Recorded information —
------------------------------------------------

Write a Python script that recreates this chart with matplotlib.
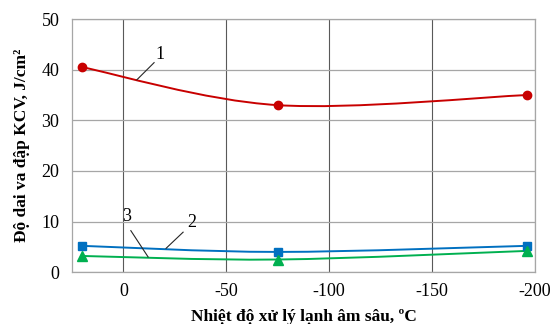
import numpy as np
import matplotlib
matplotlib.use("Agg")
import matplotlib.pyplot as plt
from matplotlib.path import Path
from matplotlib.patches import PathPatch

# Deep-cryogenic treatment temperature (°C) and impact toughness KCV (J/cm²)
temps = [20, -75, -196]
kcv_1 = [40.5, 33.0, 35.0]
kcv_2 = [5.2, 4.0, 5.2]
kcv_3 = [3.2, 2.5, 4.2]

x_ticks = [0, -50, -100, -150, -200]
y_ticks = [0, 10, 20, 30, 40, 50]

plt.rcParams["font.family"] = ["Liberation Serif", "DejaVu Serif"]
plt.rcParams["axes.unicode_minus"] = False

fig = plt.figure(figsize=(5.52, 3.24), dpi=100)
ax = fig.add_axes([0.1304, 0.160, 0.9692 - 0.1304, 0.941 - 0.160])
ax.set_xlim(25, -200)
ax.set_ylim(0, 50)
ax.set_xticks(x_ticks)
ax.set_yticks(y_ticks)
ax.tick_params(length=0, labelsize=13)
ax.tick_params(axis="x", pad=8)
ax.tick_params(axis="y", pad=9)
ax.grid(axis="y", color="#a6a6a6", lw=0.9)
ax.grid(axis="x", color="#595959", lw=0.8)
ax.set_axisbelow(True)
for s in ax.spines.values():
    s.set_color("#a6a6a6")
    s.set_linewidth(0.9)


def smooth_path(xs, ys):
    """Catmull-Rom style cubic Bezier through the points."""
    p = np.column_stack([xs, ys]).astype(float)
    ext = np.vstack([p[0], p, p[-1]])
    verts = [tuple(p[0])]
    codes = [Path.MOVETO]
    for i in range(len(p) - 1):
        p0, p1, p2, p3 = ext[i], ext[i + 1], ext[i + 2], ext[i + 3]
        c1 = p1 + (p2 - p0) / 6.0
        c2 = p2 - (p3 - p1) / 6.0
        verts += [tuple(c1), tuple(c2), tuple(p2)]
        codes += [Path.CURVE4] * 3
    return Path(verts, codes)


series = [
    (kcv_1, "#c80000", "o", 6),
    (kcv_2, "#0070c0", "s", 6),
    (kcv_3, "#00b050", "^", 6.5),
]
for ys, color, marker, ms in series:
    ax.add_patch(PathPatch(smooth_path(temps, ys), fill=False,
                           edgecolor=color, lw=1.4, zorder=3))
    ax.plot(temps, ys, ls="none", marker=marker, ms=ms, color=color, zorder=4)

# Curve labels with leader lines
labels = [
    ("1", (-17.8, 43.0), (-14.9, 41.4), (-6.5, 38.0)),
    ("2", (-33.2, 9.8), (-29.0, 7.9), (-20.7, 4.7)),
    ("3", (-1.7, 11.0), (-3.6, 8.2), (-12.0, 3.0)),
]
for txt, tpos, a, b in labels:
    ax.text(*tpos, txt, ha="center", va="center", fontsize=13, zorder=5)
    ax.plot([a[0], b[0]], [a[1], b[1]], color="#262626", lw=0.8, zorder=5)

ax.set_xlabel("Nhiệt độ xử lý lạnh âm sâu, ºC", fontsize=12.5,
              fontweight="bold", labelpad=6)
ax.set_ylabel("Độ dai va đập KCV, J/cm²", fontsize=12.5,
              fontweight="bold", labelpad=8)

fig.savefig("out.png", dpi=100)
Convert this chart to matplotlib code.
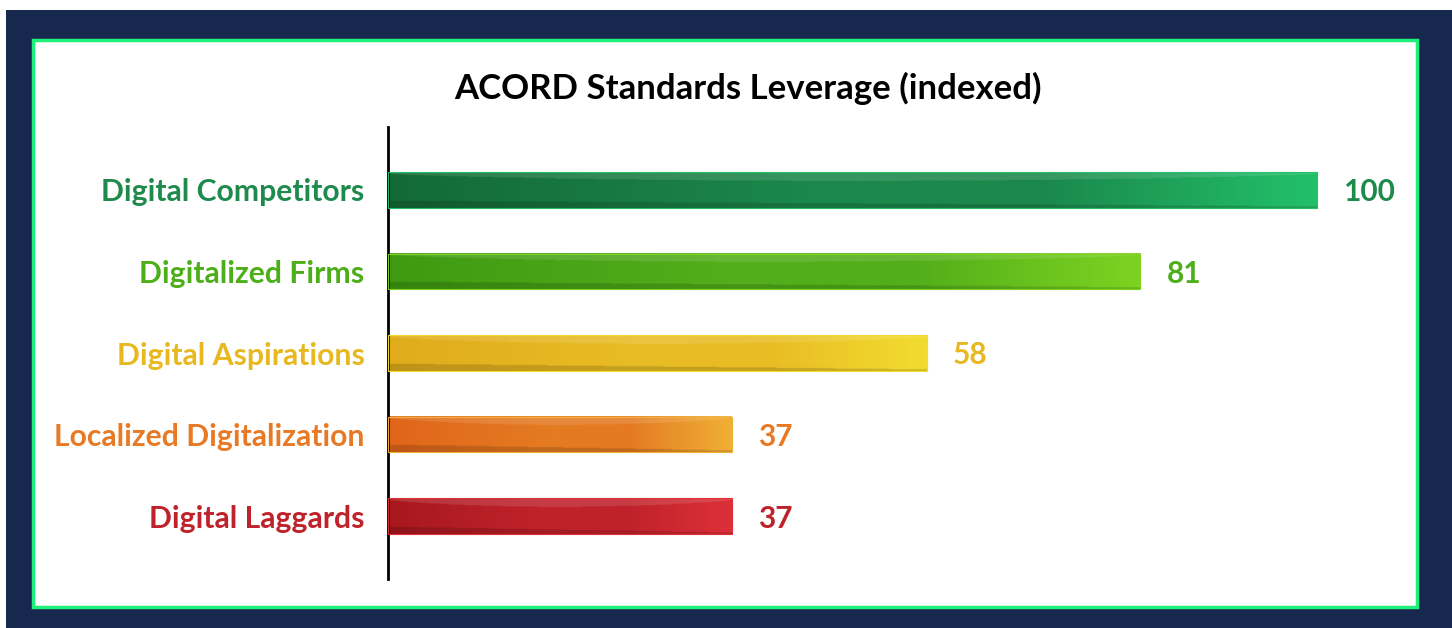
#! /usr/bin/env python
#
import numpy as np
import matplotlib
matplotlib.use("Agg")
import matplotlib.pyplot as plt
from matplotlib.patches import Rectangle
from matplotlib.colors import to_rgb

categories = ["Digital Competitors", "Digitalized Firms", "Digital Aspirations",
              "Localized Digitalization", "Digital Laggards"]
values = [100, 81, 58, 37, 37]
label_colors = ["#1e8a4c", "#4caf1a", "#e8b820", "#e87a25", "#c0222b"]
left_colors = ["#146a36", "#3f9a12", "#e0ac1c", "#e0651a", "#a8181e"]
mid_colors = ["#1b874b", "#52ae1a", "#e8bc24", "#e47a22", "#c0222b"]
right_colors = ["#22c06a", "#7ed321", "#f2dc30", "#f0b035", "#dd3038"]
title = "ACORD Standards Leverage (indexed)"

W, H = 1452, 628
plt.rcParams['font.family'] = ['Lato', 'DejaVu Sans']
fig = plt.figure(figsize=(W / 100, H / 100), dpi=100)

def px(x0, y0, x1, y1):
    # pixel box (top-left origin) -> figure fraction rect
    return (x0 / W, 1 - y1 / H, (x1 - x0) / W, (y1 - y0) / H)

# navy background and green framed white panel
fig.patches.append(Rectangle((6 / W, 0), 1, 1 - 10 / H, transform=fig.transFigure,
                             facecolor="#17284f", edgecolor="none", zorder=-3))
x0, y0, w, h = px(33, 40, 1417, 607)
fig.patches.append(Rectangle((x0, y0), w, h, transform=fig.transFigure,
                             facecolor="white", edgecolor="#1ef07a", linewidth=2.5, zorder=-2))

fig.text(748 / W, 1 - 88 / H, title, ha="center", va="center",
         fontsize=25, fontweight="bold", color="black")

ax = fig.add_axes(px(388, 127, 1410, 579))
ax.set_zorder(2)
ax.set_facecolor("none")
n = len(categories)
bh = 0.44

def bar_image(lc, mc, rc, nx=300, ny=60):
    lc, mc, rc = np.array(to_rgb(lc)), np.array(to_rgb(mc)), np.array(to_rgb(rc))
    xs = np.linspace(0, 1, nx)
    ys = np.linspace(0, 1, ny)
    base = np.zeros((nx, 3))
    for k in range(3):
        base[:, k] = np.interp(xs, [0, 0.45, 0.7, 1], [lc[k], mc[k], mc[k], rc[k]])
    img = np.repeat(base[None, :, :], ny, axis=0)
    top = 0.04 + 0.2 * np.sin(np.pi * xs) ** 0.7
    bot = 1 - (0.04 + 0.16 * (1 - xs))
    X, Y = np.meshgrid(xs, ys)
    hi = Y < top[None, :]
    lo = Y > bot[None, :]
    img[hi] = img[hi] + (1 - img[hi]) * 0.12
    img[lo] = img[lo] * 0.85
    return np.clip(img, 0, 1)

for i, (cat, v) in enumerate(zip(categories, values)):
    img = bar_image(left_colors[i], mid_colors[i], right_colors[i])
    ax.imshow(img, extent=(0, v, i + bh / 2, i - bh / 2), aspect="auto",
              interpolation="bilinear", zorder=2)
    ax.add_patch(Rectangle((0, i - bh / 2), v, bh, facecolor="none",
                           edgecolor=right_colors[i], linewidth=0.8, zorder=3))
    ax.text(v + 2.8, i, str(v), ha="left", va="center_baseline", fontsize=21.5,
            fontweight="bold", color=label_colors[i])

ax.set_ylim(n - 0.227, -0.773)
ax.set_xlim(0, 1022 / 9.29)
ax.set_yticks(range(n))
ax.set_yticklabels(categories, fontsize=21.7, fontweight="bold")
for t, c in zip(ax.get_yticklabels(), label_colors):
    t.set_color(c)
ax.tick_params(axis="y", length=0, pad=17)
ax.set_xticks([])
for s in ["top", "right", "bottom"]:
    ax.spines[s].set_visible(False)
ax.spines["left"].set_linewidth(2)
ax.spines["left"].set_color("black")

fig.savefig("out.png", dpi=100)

------------------------------------------------

Request — Strip out the images, then output the records above word for word.

Task solution —
Write a Python script that recreates this chart with matplotlib.
import numpy as np
import matplotlib
matplotlib.use("Agg")
import matplotlib.pyplot as plt
from matplotlib.path import Path
from matplotlib.patches import PathPatch

# Deep-cryogenic treatment temperature (°C) and impact toughness KCV (J/cm²)
temps = [20, -75, -196]
kcv_1 = [40.5, 33.0, 35.0]
kcv_2 = [5.2, 4.0, 5.2]
kcv_3 = [3.2, 2.5, 4.2]

x_ticks = [0, -50, -100, -150, -200]
y_ticks = [0, 10, 20, 30, 40, 50]

plt.rcParams["font.family"] = ["Liberation Serif", "DejaVu Serif"]
plt.rcParams["axes.unicode_minus"] = False

fig = plt.figure(figsize=(5.52, 3.24), dpi=100)
ax = fig.add_axes([0.1304, 0.160, 0.9692 - 0.1304, 0.941 - 0.160])
ax.set_xlim(25, -200)
ax.set_ylim(0, 50)
ax.set_xticks(x_ticks)
ax.set_yticks(y_ticks)
ax.tick_params(length=0, labelsize=13)
ax.tick_params(axis="x", pad=8)
ax.tick_params(axis="y", pad=9)
ax.grid(axis="y", color="#a6a6a6", lw=0.9)
ax.grid(axis="x", color="#595959", lw=0.8)
ax.set_axisbelow(True)
for s in ax.spines.values():
    s.set_color("#a6a6a6")
    s.set_linewidth(0.9)


def smooth_path(xs, ys):
    """Catmull-Rom style cubic Bezier through the points."""
    p = np.column_stack([xs, ys]).astype(float)
    ext = np.vstack([p[0], p, p[-1]])
    verts = [tuple(p[0])]
    codes = [Path.MOVETO]
    for i in range(len(p) - 1):
        p0, p1, p2, p3 = ext[i], ext[i + 1], ext[i + 2], ext[i + 3]
        c1 = p1 + (p2 - p0) / 6.0
        c2 = p2 - (p3 - p1) / 6.0
        verts += [tuple(c1), tuple(c2), tuple(p2)]
        codes += [Path.CURVE4] * 3
    return Path(verts, codes)


series = [
    (kcv_1, "#c80000", "o", 6),
    (kcv_2, "#0070c0", "s", 6),
    (kcv_3, "#00b050", "^", 6.5),
]
for ys, color, marker, ms in series:
    ax.add_patch(PathPatch(smooth_path(temps, ys), fill=False,
                           edgecolor=color, lw=1.4, zorder=3))
    ax.plot(temps, ys, ls="none", marker=marker, ms=ms, color=color, zorder=4)

# Curve labels with leader lines
labels = [
    ("1", (-17.8, 43.0), (-14.9, 41.4), (-6.5, 38.0)),
    ("2", (-33.2, 9.8), (-29.0, 7.9), (-20.7, 4.7)),
    ("3", (-1.7, 11.0), (-3.6, 8.2), (-12.0, 3.0)),
]
for txt, tpos, a, b in labels:
    ax.text(*tpos, txt, ha="center", va="center", fontsize=13, zorder=5)
    ax.plot([a[0], b[0]], [a[1], b[1]], color="#262626", lw=0.8, zorder=5)

ax.set_xlabel("Nhiệt độ xử lý lạnh âm sâu, ºC", fontsize=12.5,
              fontweight="bold", labelpad=6)
ax.set_ylabel("Độ dai va đập KCV, J/cm²", fontsize=12.5,
              fontweight="bold", labelpad=8)

fig.savefig("out.png", dpi=100)
Convert this chart to matplotlib code.
#! /usr/bin/env python
#
import numpy as np
import matplotlib
matplotlib.use("Agg")
import matplotlib.pyplot as plt
from matplotlib.patches import Rectangle
from matplotlib.colors import to_rgb

categories = ["Digital Competitors", "Digitalized Firms", "Digital Aspirations",
              "Localized Digitalization", "Digital Laggards"]
values = [100, 81, 58, 37, 37]
label_colors = ["#1e8a4c", "#4caf1a", "#e8b820", "#e87a25", "#c0222b"]
left_colors = ["#146a36", "#3f9a12", "#e0ac1c", "#e0651a", "#a8181e"]
mid_colors = ["#1b874b", "#52ae1a", "#e8bc24", "#e47a22", "#c0222b"]
right_colors = ["#22c06a", "#7ed321", "#f2dc30", "#f0b035", "#dd3038"]
title = "ACORD Standards Leverage (indexed)"

W, H = 1452, 628
plt.rcParams['font.family'] = ['Lato', 'DejaVu Sans']
fig = plt.figure(figsize=(W / 100, H / 100), dpi=100)

def px(x0, y0, x1, y1):
    # pixel box (top-left origin) -> figure fraction rect
    return (x0 / W, 1 - y1 / H, (x1 - x0) / W, (y1 - y0) / H)

# navy background and green framed white panel
fig.patches.append(Rectangle((6 / W, 0), 1, 1 - 10 / H, transform=fig.transFigure,
                             facecolor="#17284f", edgecolor="none", zorder=-3))
x0, y0, w, h = px(33, 40, 1417, 607)
fig.patches.append(Rectangle((x0, y0), w, h, transform=fig.transFigure,
                             facecolor="white", edgecolor="#1ef07a", linewidth=2.5, zorder=-2))

fig.text(748 / W, 1 - 88 / H, title, ha="center", va="center",
         fontsize=25, fontweight="bold", color="black")

ax = fig.add_axes(px(388, 127, 1410, 579))
ax.set_zorder(2)
ax.set_facecolor("none")
n = len(categories)
bh = 0.44

def bar_image(lc, mc, rc, nx=300, ny=60):
    lc, mc, rc = np.array(to_rgb(lc)), np.array(to_rgb(mc)), np.array(to_rgb(rc))
    xs = np.linspace(0, 1, nx)
    ys = np.linspace(0, 1, ny)
    base = np.zeros((nx, 3))
    for k in range(3):
        base[:, k] = np.interp(xs, [0, 0.45, 0.7, 1], [lc[k], mc[k], mc[k], rc[k]])
    img = np.repeat(base[None, :, :], ny, axis=0)
    top = 0.04 + 0.2 * np.sin(np.pi * xs) ** 0.7
    bot = 1 - (0.04 + 0.16 * (1 - xs))
    X, Y = np.meshgrid(xs, ys)
    hi = Y < top[None, :]
    lo = Y > bot[None, :]
    img[hi] = img[hi] + (1 - img[hi]) * 0.12
    img[lo] = img[lo] * 0.85
    return np.clip(img, 0, 1)

for i, (cat, v) in enumerate(zip(categories, values)):
    img = bar_image(left_colors[i], mid_colors[i], right_colors[i])
    ax.imshow(img, extent=(0, v, i + bh / 2, i - bh / 2), aspect="auto",
              interpolation="bilinear", zorder=2)
    ax.add_patch(Rectangle((0, i - bh / 2), v, bh, facecolor="none",
                           edgecolor=right_colors[i], linewidth=0.8, zorder=3))
    ax.text(v + 2.8, i, str(v), ha="left", va="center_baseline", fontsize=21.5,
            fontweight="bold", color=label_colors[i])

ax.set_ylim(n - 0.227, -0.773)
ax.set_xlim(0, 1022 / 9.29)
ax.set_yticks(range(n))
ax.set_yticklabels(categories, fontsize=21.7, fontweight="bold")
for t, c in zip(ax.get_yticklabels(), label_colors):
    t.set_color(c)
ax.tick_params(axis="y", length=0, pad=17)
ax.set_xticks([])
for s in ["top", "right", "bottom"]:
    ax.spines[s].set_visible(False)
ax.spines["left"].set_linewidth(2)
ax.spines["left"].set_color("black")

fig.savefig("out.png", dpi=100)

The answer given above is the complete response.